Recorded data>
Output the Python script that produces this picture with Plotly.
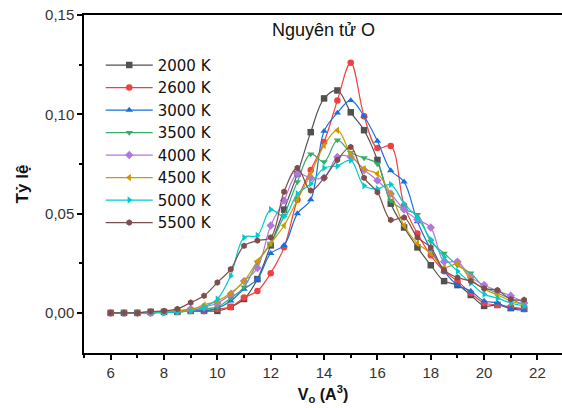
import plotly.graph_objects as go

x_vals = [6, 6.5, 7, 7.5, 8, 8.5, 9, 9.5, 10, 10.5, 11, 11.5, 12, 12.5, 13, 13.5,
          14, 14.5, 15, 15.5, 16, 16.5, 17, 17.5, 18, 18.5, 19, 19.5, 20, 20.5, 21, 21.5]

t2000 = [0, 0, 0, 0.0005, 0.0005, 0.0005, 0.001, 0.001, 0.001, 0.003, 0.007, 0.017, 0.034, 0.052, 0.070, 0.091,
         0.108, 0.112, 0.101, 0.092, 0.077, 0.055, 0.043, 0.033, 0.024, 0.016, 0.014, 0.009, 0.0035, 0.004, 0.0024, 0.002]
t2600 = [0, 0, 0, 0, 0.0005, 0.0005, 0.001, 0.001, 0.002, 0.003, 0.0077, 0.011, 0.020, 0.033, 0.057, 0.072,
         0.086, 0.107, 0.126, 0.099, 0.083, 0.084, 0.054, 0.040, 0.029, 0.021, 0.016, 0.010, 0.005, 0.004, 0.003, 0.002]
t3000 = [0, 0, 0, 0, 0.0005, 0.0005, 0.001, 0.001, 0.0024, 0.006, 0.012, 0.017, 0.030, 0.034, 0.050, 0.057,
         0.0915, 0.1007, 0.107, 0.099, 0.0865, 0.0717, 0.066, 0.046, 0.032, 0.021, 0.014, 0.011, 0.006, 0.005, 0.002, 0.0015]
t3500 = [0, 0, 0, 0, 0.0005, 0.001, 0.0015, 0.002, 0.003, 0.0074, 0.013, 0.0254, 0.035, 0.049, 0.066, 0.080,
         0.076, 0.087, 0.0807, 0.078, 0.075, 0.0566, 0.052, 0.0495, 0.036, 0.030, 0.024, 0.020, 0.013, 0.010, 0.007, 0.004]
t4000 = [0, 0, 0, 0, 0.0005, 0.001, 0.002, 0.003, 0.005, 0.0094, 0.016, 0.0226, 0.044, 0.0566, 0.070, 0.068,
         0.068, 0.0785, 0.0785, 0.072, 0.0667, 0.060, 0.052, 0.047, 0.043, 0.0258, 0.0258, 0.018, 0.014, 0.011, 0.0086, 0.005]
t4500 = [0, 0, 0, 0, 0.0005, 0.001, 0.0015, 0.004, 0.006, 0.010, 0.016, 0.026, 0.035, 0.044, 0.057, 0.070,
         0.0843, 0.092, 0.080, 0.0726, 0.070, 0.060, 0.044, 0.035, 0.030, 0.0229, 0.0246, 0.017, 0.012, 0.009, 0.006, 0.004]
t5000 = [0, 0, 0, 0, 0, 0.0005, 0.001, 0.003, 0.007, 0.0187, 0.038, 0.039, 0.052, 0.0485, 0.060, 0.065,
         0.073, 0.074, 0.0768, 0.064, 0.0625, 0.0646, 0.055, 0.048, 0.037, 0.028, 0.021, 0.015, 0.0094, 0.0074, 0.005, 0.0035]
t5500 = [0, 0, 0, 0.0007, 0.001, 0.002, 0.0052, 0.0086, 0.0153, 0.022, 0.0338, 0.0364, 0.038, 0.061, 0.073, 0.0616,
         0.068, 0.077, 0.0835, 0.068, 0.0608, 0.0468, 0.048, 0.038, 0.033, 0.0215, 0.0178, 0.016, 0.0123, 0.0114, 0.0069, 0.0066]

series_names = ["2000 K", "2600 K", "3000 K", "3500 K", "4000 K", "4500 K", "5000 K", "5500 K"]
series_values = [t2000, t2600, t3000, t3500, t4000, t4500, t5000, t5500]
colors = ["#515151", "#F14040", "#1A6FDF", "#37AD6B", "#B177DE", "#CC9900", "#00CBCC", "#7D4E4E"]
symbols = ["square", "circle", "triangle-up", "triangle-down", "diamond", "triangle-left", "triangle-right", "hexagon"]

fig = go.Figure()
for name, vals, col, sym in zip(series_names, series_values, colors, symbols):
    fig.add_trace(go.Scatter(
        x=x_vals, y=vals, name=name, mode="lines+markers",
        line=dict(color=col, width=1.2, shape="spline", smoothing=1.0),
        marker=dict(color=col, symbol=sym, size=6.5),
    ))

fig.update_layout(
    width=562, height=408,
    margin=dict(l=84, r=0, t=15, b=55),
    plot_bgcolor="white", paper_bgcolor="white",
    separators=", ",
    font=dict(family="Liberation Sans, Arial", color="#222"),
    showlegend=True,
    legend=dict(x=0.035, y=0.9, xanchor="left", yanchor="top",
                font=dict(size=15, color="#111", family="DejaVu Sans"),
                bgcolor="rgba(0,0,0,0)",
                itemwidth=47, tracegroupgap=0),
    annotations=[dict(text="Nguyên tử O", x=0.5, y=0.99, xref="paper", yref="paper",
                      xanchor="center", yanchor="top", showarrow=False,
                      font=dict(size=18, color="#111"))],
)
fig.update_xaxes(
    range=[5, 22.92], tickvals=[6, 8, 10, 12, 14, 16, 18, 20, 22],
    ticks="outside", ticklen=5, tickwidth=1.5, tickcolor="black",
    minor=dict(ticks="outside", ticklen=3, tickwidth=1.5, dtick=1, tick0=5, tickcolor="black"),
    showline=True, linecolor="black", linewidth=1.5, mirror=True,
    showgrid=False, zeroline=False,
    tickfont=dict(size=15, color="#333"),
    title=dict(text="<b>V<sub>o</sub> (A<sup>3</sup>)</b>", font=dict(size=16, color="#111"), standoff=9),
)
fig.update_yaxes(
    range=[-0.0202, 0.15], tickvals=[0, 0.05, 0.10, 0.15], tickformat=".2f",
    ticks="outside", ticklen=5, tickwidth=1.5, tickcolor="black",
    minor=dict(ticks="outside", ticklen=3, tickwidth=1.5, dtick=0.025, tick0=0, tickcolor="black"),
    showline=True, linecolor="black", linewidth=1.5,
    showgrid=False, zeroline=False,
    tickfont=dict(size=15, color="#333"),
    title=dict(text="<b>Tỷ lệ</b>", font=dict(size=17, color="#111"), standoff=12),
)

fig.write_html("out.html")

Set task> Repeat only the lines between the start of the data and the line with "20.5, 21, 21.5]", including those two lines, and skip the pictures.

Task solution>
Output the Python script that produces this picture with Plotly.
import plotly.graph_objects as go

x_vals = [6, 6.5, 7, 7.5, 8, 8.5, 9, 9.5, 10, 10.5, 11, 11.5, 12, 12.5, 13, 13.5,
          14, 14.5, 15, 15.5, 16, 16.5, 17, 17.5, 18, 18.5, 19, 19.5, 20, 20.5, 21, 21.5]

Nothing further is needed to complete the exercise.